Home for the Weekend

16/02/12 - Un classico dramma familiare da salotto per il talentuoso regista tedesco Hans-Christian Schmid. In concorso al Festival di Berlino.

Dalla nostra inviata Daria Pomponio

Le famiglie sono da sempre una fonte d’ispirazione fondamentale per quegli autori che perseguono un cinema umanistico, devoto all’indagine di pregi e difetti dall’umana natura. Occasioni privilegiate per un’osservazione più che psicanalitica quasi etologica di un gruppo di consanguinei, sono di certo le feste comandate, eventi deputati alla libera esplosione di vecchi asti e inconfessabili segreti, utili a tratteggiare elementi caratteriali altrimenti inespressi. Dopo aver approcciato il legal drama sui diritti umani con l’interessantissimo Storm, rimasto purtroppo inedito in Italia, il talentuoso regista tedesco Hans-Christian Schmid torna a raccontarci in Home For the Weekend, come avveniva già in Requiem, gli effetti della malattia mentale. Ma mentre nel film del 2006, le conseguenze della schizofrenia erano circoscritte alla protagonista, in Home For the Weekend, presentato in Concorso alla Berlinale 2012, la malattia si ripercuote su un’intera famiglia.

Presenza destabilizzante in un nucleo di soli uomini (un marito e due figli maschi), Gitte (Corinna Harfouch) è una madre sui generis, abituata ad essere accudita più che a prendersi cura, sempre alla ricerca della stabilità. Sarà proprio lei, in occasione del pranzo del weekend a rivelare il segreto più scottante: ha smesso di prendere i medicinali che tengono sotto controllo i suoi sbalzi d’umore, per curarsi soltanto con la medicina cinese. Da questo momento in poi, Gitte sarà però guardata con sospetto dai figli e dal marito, che si aspettano una sua crisi nervosa da un momento all’altro; invece saranno loro a perdere le staffe, tirando fuori una serie di problemi personali (un matrimonio fallito, uno studio dentistico senza pazienti) e litigando l’uno con l’altro. L’osservazione di Schmid è scientifica, quasi raggelata; si evidenzia una maggiore empatia per il fratello maggiore, Mark (Lars Eidinger, il futuro padre single) ma nulla di più. Per simulare poi il senso d’instabilità, non solo emotiva delle parti in gioco, il regista sceglie una modalità di ripresa mobile, con inquadrature lievemente ondeggianti a simulare un naufragio imminente.
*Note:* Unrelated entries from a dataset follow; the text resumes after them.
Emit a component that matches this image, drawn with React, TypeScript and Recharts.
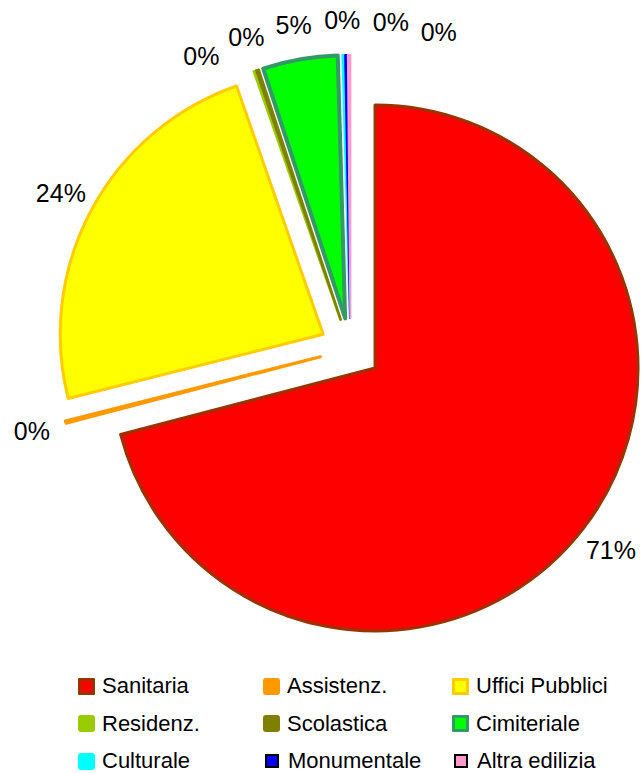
import React from 'react';
import { PieChart, Pie, Cell } from 'recharts';

// ---- data ----
const categories = [
  'Sanitaria',
  'Assistenz.',
  'Uffici Pubblici',
  'Residenz.',
  'Scolastica',
  'Cimiteriale',
  'Culturale',
  'Monumentale',
  'Altra edilizia',
];
const shares = [71.0, 0.15, 23.6, 0.15, 0.15, 4.6, 0.15, 0.15, 0.15];

// ---- styles ----
const fills = ['#FF0000', '#FF9900', '#FFFF00', '#99CC00', '#808000', '#00FF00', '#00FFFF', '#0000FF', '#FF99CC'];
const strokes = ['#993300', '#FF9900', '#FFCC00', '#99CC00', '#808000', '#339966', '#00FFFF', '#0000FF', '#FF99CC'];
const strokeWidths = [3, 3, 3, 2.5, 2.5, 4, 2, 2, 2];
const legendBorders: (string | null)[] = ['#993300', null, '#FFCC00', null, null, '#339966', null, '#000000', '#000000'];

// ---- layout ----
const W = 643;
const H = 773;
const CX = 350.5;
const CY = 349;
const R = 263;
const EXPLODE = 31;
const LABEL_R = 329;
const START = 90;
const FONT = "'Liberation Sans', Arial, Helvetica, sans-serif";

const data = categories.map((name, i) => ({ name, value: shares[i] }));
const total = shares.reduce((a, b) => a + b, 0);
const percents = shares.map((v) => Math.round((v / total) * 100));

const midAngles: number[] = [];
{
  let acc = START;
  shares.forEach((v) => {
    const sweep = (v / total) * 360;
    midAngles.push(acc - sweep / 2);
    acc -= sweep;
  });
}

function spreadLabels(mids: number[], weights: number[], minGap: number) {
  const a = mids.slice();
  for (let it = 0; it < 3000; it++) {
    let moved = false;
    for (let i = 0; i < a.length - 1; i++) {
      const gap = a[i] - a[i + 1];
      if (gap < minGap - 1e-6) {
        const d = minGap - gap;
        const wi = weights[i];
        const wj = weights[i + 1];
        a[i] += (d * wj) / (wi + wj);
        a[i + 1] -= (d * wi) / (wi + wj);
        moved = true;
      }
    }
    if (!moved) break;
  }
  return a;
}

const labelAngles = spreadLabels(
  midAngles,
  shares.map((v) => v * v + 0.05),
  8.5,
);

const renderLabel = (props: any) => {
  const i = props.index;
  const rad = (labelAngles[i] * Math.PI) / 180;
  const x = CX + LABEL_R * Math.cos(rad);
  const y = CY - LABEL_R * Math.sin(rad);
  return (
    <text
      key={`lbl-${i}`}
      x={x}
      y={y}
      textAnchor="middle"
      dominantBaseline="central"
      fontFamily={FONT}
      fontSize={25}
      fill="#000"
    >
      {`${percents[i]}%`}
    </text>
  );
};

export default function App() {
  return (
    <div style={{ position: 'fixed', left: 0, top: 0, width: W, height: H, overflow: 'hidden', background: '#fff' }}>
      <div style={{ position: 'absolute', left: 0, top: 0 }}>
        <PieChart width={W} height={H} margin={{ top: 0, right: 0, bottom: 0, left: 0 }}>
          {categories.map((_, k) => {
            const m = (midAngles[k] * Math.PI) / 180;
            return (
              <Pie
                key={`slice-${k}`}
                data={data}
                dataKey="value"
                nameKey="name"
                cx={CX + EXPLODE * Math.cos(m)}
                cy={CY - EXPLODE * Math.sin(m)}
                innerRadius={0}
                outerRadius={R}
                startAngle={START}
                endAngle={START - 360}
                isAnimationActive={false}
                legendType="none"
              >
                {data.map((_, j) =>
                  j === k ? (
                    <Cell
                      key={`c-${j}`}
                      fill={fills[j]}
                      stroke={strokes[j]}
                      strokeWidth={strokeWidths[j]}
                      strokeLinejoin="round"
                    />
                  ) : (
                    <Cell key={`c-${j}`} fill="none" stroke="none" />
                  ),
                )}
              </Pie>
            );
          })}
          <Pie
            key="labels"
            data={data}
            dataKey="value"
            nameKey="name"
            cx={CX}
            cy={CY}
            innerRadius={0}
            outerRadius={R}
            startAngle={START}
            endAngle={START - 360}
            isAnimationActive={false}
            legendType="none"
            label={renderLabel}
            labelLine={false}
          >
            {data.map((_, j) => (
              <Cell key={`l-${j}`} fill="none" stroke="none" />
            ))}
          </Pie>
        </PieChart>
      </div>
      {categories.map((name, i) => {
        const col = i % 3;
        const row = Math.floor(i / 3);
        const colLeft = [78, 263, 452];
        const border = legendBorders[i];
        const isBlack = border === '#000000';
        return (
          <div
            key={`lg-${i}`}
            style={{
              position: 'absolute',
              left: colLeft[col],
              top: 668 + row * 37.5,
              height: 36,
              display: 'flex',
              alignItems: 'center',
              fontFamily: FONT,
              fontSize: 22,
              lineHeight: '18px',
              color: '#000',
              whiteSpace: 'nowrap',
            }}
          >
            <span
              style={{
                display: 'inline-block',
                boxSizing: 'border-box',
                width: isBlack ? 14 : 17,
                height: isBlack ? 14 : 17,
                marginLeft: isBlack ? 2 : 0,
                marginRight: isBlack ? 9 : 7,
                background: fills[i],
                border: border ? `${isBlack ? 2 : 3.5}px solid ${border}` : 'none',
                borderRadius: border && !isBlack ? 1 : isBlack ? 0 : 3,
              }}
            />
            <span style={{ lineHeight: '18px', display: 'inline-block', height: 18 }}>{name}</span>
          </div>
        );
      })}
    </div>
  );
}
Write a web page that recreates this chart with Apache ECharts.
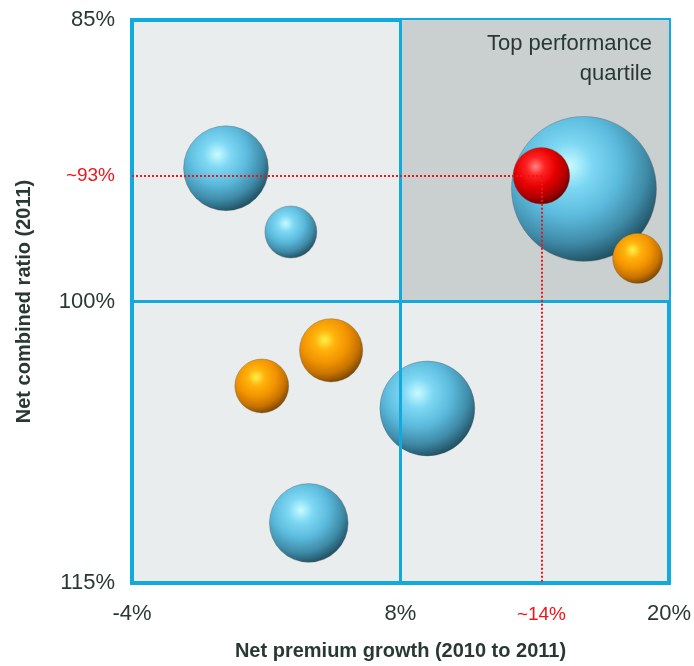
<!DOCTYPE html>
<html>
<head>
<meta charset="utf-8">
<script src="https://cdn.jsdelivr.net/npm/echarts@6/dist/echarts.min.js"></script>
<style>
  html, body { margin: 0; padding: 0; background: #fff; }
  #chart { width: 694px; height: 666px; }
</style>
</head>
<body>
<div id="chart"></div>
<script>
// axis ticks that carry a label
const xTicks = [-4, 8, 20]
const yTicks = [85, 100, 115]

// blue bubbles (growth %, combined ratio %, relative volume)
const blueX = [0.2, 3.1, 16.2, 9.2, 3.9]
const blueY = [92.9, 96.3, 94.0, 105.7, 111.8]
const blueVol = [72, 27, 210, 90, 62]

// orange bubbles
const orangeX = [18.6, 1.8, 4.9]
const orangeY = [97.7, 104.5, 102.6]
const orangeVol = [25, 29, 40]

// highlighted company
const redX = [14.3]
const redY = [93.3]
const redVol = [32]

const textColor = '#2a3833'
const frameColor = '#12aadd'
const markRed = '#f0141c'
const font = 'Liberation Sans'

const toPoints = (xs, ys, vs) => xs.map((x, i) => [x, ys[i], vs[i]])

// sphere-ish shading
const sphere = stops => ({
  type: 'radial', x: 0.4, y: 0.34, r: 0.78,
  colorStops: stops.map((c, i) => ({ offset: [0, 0.2, 0.45, 0.68, 0.87, 1][i], color: c }))
})
const blueFill = sphere(['#c8fbff', '#7ed8f4', '#5bbadc', '#3f8ba8', '#1f5062', '#0e2c36'])
const orangeFill = sphere(['#fff14a', '#ffb30c', '#f39400', '#c87300', '#7a4600', '#452800'])
const redFill = sphere(['#ff8484', '#ff2424', '#e60000', '#b00000', '#6a0000', '#3e0000'])

const bubbleSeries = (name, data, fill, z) => ({
  name,
  type: 'scatter',
  z,
  data,
  symbolSize: v => Math.sqrt(v[2]) * 10,
  itemStyle: { color: fill, borderColor: 'rgba(90,90,90,0.35)', borderWidth: 1, opacity: 1 },
  emphasis: { disabled: true }
})

const dotted = { color: markRed, width: 2, type: [2, 2] }

const chart = echarts.init(document.getElementById('chart'))
chart.setOption({
  animation: false,
  grid: {
    left: 132, right: 25, top: 20, bottom: 83,
    show: true,
    backgroundColor: '#e9eded',
    borderColor: frameColor,
    borderWidth: 4
  },
  xAxis: {
    type: 'value',
    min: -4, max: 20, interval: 4,
    name: 'Net premium growth (2010 to 2011)',
    nameLocation: 'middle',
    nameGap: 58,
    nameTextStyle: { color: textColor, fontSize: 20, fontWeight: 'bold', fontFamily: font },
    axisLine: { show: false },
    axisTick: { show: false },
    splitLine: { show: false },
    axisLabel: {
      margin: 20,
      color: textColor, fontSize: 22, fontFamily: font,
      showMinLabel: true, showMaxLabel: true,
      formatter: v => (xTicks.includes(v) ? v + '%' : '')
    }
  },
  yAxis: {
    type: 'value',
    inverse: true,
    min: 85, max: 115, interval: 5,
    name: 'Net combined ratio (2011)',
    nameLocation: 'middle',
    nameRotate: 90,
    nameGap: 98,
    nameTextStyle: { color: textColor, fontSize: 20, fontWeight: 'bold', fontFamily: font },
    axisLine: { show: false },
    axisTick: { show: false },
    splitLine: { show: false },
    axisLabel: {
      margin: 17,
      color: textColor, fontSize: 22, fontFamily: font,
      showMinLabel: true, showMaxLabel: true,
      formatter: v => (yTicks.includes(v) ? v + '%' : '')
    }
  },
  series: [
    {
      // top-right quadrant shading
      type: 'scatter', z: 1, data: [], silent: true,
      markArea: {
        silent: true,
        itemStyle: { color: '#c9d0cf' },
        label: {
          show: true,
          position: 'insideTopRight',
          distance: 0,
          padding: [9, 17, 0, 0],
          formatter: 'Top performance\nquartile',
          align: 'right',
          color: textColor, fontSize: 22, lineHeight: 30, fontFamily: font
        },
        data: [[{ coord: [8, 85] }, { coord: [20, 100] }]]
      }
    },
    bubbleSeries('blue', toPoints(blueX, blueY, blueVol), blueFill, 2),
    bubbleSeries('orange', toPoints(orangeX, orangeY, orangeVol), orangeFill, 2),
    {
      // quadrant dividers + reference lines for the highlighted company
      type: 'scatter', z: 3, data: [], silent: true,
      markLine: {
        silent: true,
        symbol: 'none',
        animation: false,
        data: [
          { xAxis: 8, lineStyle: { color: frameColor, width: 3, type: 'solid' }, label: { show: false } },
          { yAxis: 100, lineStyle: { color: frameColor, width: 3, type: 'solid' }, label: { show: false } },
          [
            { coord: [-4, redY[0]], lineStyle: dotted,
              label: { show: true, position: 'start', distance: 17, formatter: '~93%', color: markRed, fontSize: 19, fontFamily: font } },
            { coord: [redX[0], redY[0]] }
          ],
          [
            { coord: [redX[0], redY[0]], lineStyle: dotted,
              label: { show: true, position: 'end', distance: 22, formatter: '~14%', color: markRed, fontSize: 19, fontFamily: font } },
            { coord: [redX[0], 115] }
          ]
        ]
      }
    },
    bubbleSeries('red', toPoints(redX, redY, redVol), redFill, 4)
  ]
})
</script>
</body>
</html>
Ma il dramma familiare non giova all’autore, che sembra bloccato in un film troppo claustrofobico e i cui topoi lo conducono verso un anodino manierismo. Una sorprendente fuga nella wilderness rivitalizzerà il tutto, ma resta l’impressione che Home For the Weekend sia un film di passaggio per uno degli autori più interessanti del cinema tedesco contemporaneo.